Return the count of lines that mention "chart", with no other words.

◆ **Dataset**:

* Start *

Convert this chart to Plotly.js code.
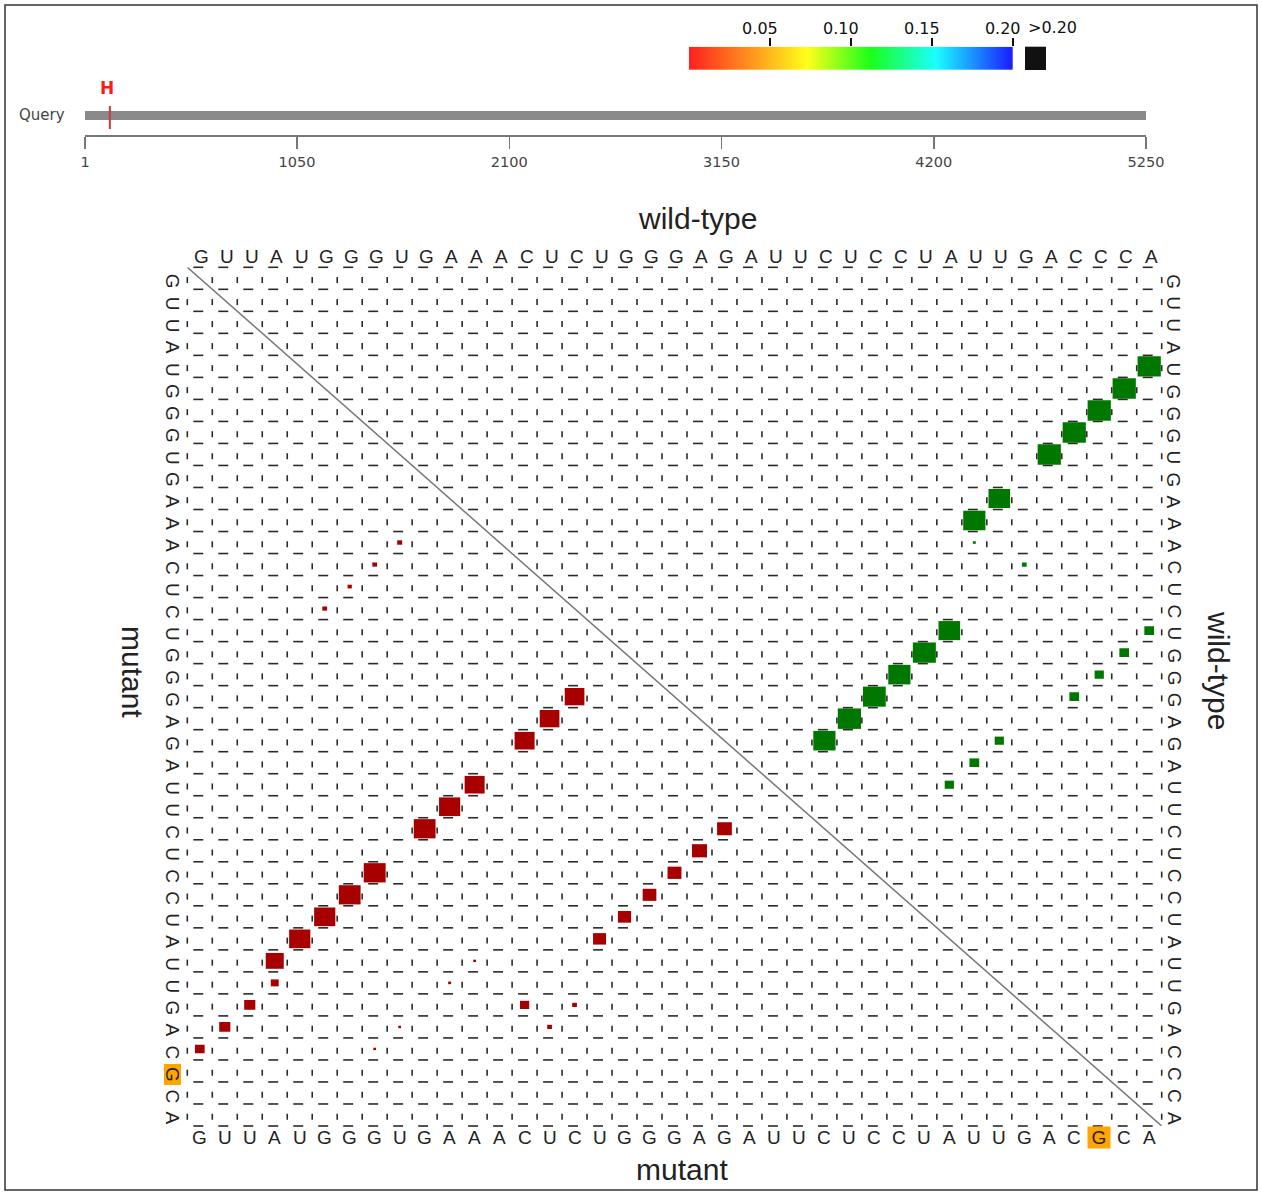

* End *
* Start *

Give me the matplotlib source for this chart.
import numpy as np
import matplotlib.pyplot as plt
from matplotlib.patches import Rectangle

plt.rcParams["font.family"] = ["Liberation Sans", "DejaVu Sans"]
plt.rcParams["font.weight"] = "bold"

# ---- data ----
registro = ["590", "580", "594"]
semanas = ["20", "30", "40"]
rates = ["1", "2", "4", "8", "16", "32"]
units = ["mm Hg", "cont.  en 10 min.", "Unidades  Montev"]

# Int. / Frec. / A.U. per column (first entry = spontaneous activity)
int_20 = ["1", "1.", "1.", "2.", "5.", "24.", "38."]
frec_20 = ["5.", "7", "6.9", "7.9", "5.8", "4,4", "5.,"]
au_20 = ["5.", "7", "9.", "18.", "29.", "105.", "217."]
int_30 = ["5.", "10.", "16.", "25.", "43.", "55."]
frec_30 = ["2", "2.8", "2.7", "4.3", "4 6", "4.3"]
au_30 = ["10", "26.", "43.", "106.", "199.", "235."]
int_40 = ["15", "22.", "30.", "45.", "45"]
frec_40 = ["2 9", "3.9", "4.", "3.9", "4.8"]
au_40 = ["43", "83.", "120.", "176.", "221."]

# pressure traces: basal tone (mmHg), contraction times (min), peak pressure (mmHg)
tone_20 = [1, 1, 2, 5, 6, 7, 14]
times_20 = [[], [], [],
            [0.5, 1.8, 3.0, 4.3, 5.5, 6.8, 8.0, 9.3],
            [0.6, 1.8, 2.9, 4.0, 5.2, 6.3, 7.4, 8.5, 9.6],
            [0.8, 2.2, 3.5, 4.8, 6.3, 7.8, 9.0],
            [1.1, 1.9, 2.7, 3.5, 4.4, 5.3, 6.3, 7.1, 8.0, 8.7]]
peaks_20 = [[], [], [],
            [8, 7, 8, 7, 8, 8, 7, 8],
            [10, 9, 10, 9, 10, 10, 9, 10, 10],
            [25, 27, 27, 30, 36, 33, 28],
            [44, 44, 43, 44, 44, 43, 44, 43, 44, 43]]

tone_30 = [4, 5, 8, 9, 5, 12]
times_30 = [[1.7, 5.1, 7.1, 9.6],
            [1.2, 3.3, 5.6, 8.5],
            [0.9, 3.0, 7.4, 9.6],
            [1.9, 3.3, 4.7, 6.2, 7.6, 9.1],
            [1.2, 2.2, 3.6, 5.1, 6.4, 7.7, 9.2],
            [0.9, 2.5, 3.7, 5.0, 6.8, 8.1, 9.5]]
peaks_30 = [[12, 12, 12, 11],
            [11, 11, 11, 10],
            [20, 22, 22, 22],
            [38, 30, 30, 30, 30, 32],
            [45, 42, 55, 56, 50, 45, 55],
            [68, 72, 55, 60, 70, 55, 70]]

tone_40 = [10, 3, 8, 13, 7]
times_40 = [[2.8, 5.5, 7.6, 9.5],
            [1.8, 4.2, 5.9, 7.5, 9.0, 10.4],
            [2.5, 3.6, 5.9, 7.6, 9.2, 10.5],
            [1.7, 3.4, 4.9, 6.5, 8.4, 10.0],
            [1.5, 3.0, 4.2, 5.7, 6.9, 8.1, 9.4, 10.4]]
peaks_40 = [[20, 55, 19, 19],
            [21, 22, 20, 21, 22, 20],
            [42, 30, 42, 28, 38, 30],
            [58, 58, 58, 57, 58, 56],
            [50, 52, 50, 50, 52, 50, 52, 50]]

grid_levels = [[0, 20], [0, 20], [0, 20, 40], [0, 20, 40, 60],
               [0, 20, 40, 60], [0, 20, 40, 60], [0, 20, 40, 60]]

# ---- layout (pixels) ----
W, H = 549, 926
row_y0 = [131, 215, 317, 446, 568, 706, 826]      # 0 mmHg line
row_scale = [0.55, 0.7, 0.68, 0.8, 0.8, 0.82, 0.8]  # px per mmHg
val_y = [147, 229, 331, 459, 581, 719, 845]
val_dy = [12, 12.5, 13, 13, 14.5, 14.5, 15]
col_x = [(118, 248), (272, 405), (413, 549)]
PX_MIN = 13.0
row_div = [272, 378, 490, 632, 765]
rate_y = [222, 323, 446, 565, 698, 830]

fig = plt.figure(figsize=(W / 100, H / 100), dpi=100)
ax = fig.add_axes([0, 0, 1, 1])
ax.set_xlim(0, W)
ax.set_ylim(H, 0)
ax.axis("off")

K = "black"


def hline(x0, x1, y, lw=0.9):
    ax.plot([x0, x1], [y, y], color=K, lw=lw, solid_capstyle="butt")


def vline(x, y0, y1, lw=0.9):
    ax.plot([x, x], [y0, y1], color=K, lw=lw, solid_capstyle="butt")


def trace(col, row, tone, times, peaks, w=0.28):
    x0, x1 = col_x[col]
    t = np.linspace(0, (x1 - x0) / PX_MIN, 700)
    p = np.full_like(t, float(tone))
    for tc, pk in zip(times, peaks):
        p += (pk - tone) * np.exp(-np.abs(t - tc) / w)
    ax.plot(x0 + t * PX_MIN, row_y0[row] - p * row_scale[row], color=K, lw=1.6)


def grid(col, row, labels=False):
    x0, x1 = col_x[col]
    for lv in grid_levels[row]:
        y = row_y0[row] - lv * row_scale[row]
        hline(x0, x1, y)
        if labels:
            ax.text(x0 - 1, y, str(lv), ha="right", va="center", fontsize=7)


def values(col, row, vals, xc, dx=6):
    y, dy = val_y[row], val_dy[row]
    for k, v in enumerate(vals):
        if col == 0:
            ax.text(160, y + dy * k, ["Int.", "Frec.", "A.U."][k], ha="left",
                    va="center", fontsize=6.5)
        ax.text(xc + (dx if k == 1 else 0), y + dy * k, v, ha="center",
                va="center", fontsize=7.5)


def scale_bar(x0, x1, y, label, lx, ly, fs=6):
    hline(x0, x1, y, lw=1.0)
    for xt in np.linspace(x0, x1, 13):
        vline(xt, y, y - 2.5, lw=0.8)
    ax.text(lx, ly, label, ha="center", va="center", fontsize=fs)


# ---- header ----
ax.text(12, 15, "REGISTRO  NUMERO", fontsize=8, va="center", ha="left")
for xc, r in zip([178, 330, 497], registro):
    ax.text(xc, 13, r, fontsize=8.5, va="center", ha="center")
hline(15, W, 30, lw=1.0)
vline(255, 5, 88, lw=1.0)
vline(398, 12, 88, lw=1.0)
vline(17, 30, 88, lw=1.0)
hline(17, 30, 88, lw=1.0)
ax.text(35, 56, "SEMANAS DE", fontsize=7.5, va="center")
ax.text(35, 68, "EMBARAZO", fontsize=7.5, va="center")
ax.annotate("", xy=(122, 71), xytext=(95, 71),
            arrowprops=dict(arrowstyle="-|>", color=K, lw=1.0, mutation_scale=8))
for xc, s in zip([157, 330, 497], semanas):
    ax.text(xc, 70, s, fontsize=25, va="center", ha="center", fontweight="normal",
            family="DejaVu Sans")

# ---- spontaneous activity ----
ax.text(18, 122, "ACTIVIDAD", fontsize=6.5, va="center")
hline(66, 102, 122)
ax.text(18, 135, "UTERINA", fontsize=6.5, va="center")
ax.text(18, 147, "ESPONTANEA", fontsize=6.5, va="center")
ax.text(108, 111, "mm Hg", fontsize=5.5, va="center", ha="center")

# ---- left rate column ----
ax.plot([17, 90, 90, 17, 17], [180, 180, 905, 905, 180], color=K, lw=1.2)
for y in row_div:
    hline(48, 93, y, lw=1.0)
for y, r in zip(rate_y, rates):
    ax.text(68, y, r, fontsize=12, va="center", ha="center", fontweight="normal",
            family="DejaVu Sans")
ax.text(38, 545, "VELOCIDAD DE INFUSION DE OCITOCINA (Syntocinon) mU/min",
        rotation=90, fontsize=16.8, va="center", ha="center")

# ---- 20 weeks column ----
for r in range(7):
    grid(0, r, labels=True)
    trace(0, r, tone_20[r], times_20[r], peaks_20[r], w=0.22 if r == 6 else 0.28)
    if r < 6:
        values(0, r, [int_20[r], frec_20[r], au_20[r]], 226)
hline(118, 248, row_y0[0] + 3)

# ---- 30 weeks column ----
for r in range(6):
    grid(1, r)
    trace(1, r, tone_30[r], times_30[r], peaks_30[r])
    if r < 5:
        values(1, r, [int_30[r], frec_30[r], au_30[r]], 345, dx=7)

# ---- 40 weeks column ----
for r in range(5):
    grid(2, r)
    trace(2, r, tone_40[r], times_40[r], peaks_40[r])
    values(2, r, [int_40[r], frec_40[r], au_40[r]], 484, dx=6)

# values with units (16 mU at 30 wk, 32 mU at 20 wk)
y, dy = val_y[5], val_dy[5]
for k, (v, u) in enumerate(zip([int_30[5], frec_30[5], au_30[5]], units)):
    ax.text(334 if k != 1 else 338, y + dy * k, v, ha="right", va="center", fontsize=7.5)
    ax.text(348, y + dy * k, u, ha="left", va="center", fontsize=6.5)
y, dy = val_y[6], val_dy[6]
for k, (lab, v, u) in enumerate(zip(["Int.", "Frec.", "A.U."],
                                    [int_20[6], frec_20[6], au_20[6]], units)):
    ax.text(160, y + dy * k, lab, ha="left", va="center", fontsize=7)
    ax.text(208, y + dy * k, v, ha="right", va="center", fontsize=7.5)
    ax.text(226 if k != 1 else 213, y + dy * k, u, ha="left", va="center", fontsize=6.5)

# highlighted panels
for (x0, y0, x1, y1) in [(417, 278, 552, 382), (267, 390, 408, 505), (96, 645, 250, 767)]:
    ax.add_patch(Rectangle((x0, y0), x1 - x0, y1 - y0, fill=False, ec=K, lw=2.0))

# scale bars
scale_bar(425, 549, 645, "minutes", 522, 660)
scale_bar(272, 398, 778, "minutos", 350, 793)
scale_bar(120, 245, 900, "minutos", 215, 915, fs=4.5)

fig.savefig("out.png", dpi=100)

* End *

◆ **Task output**: 2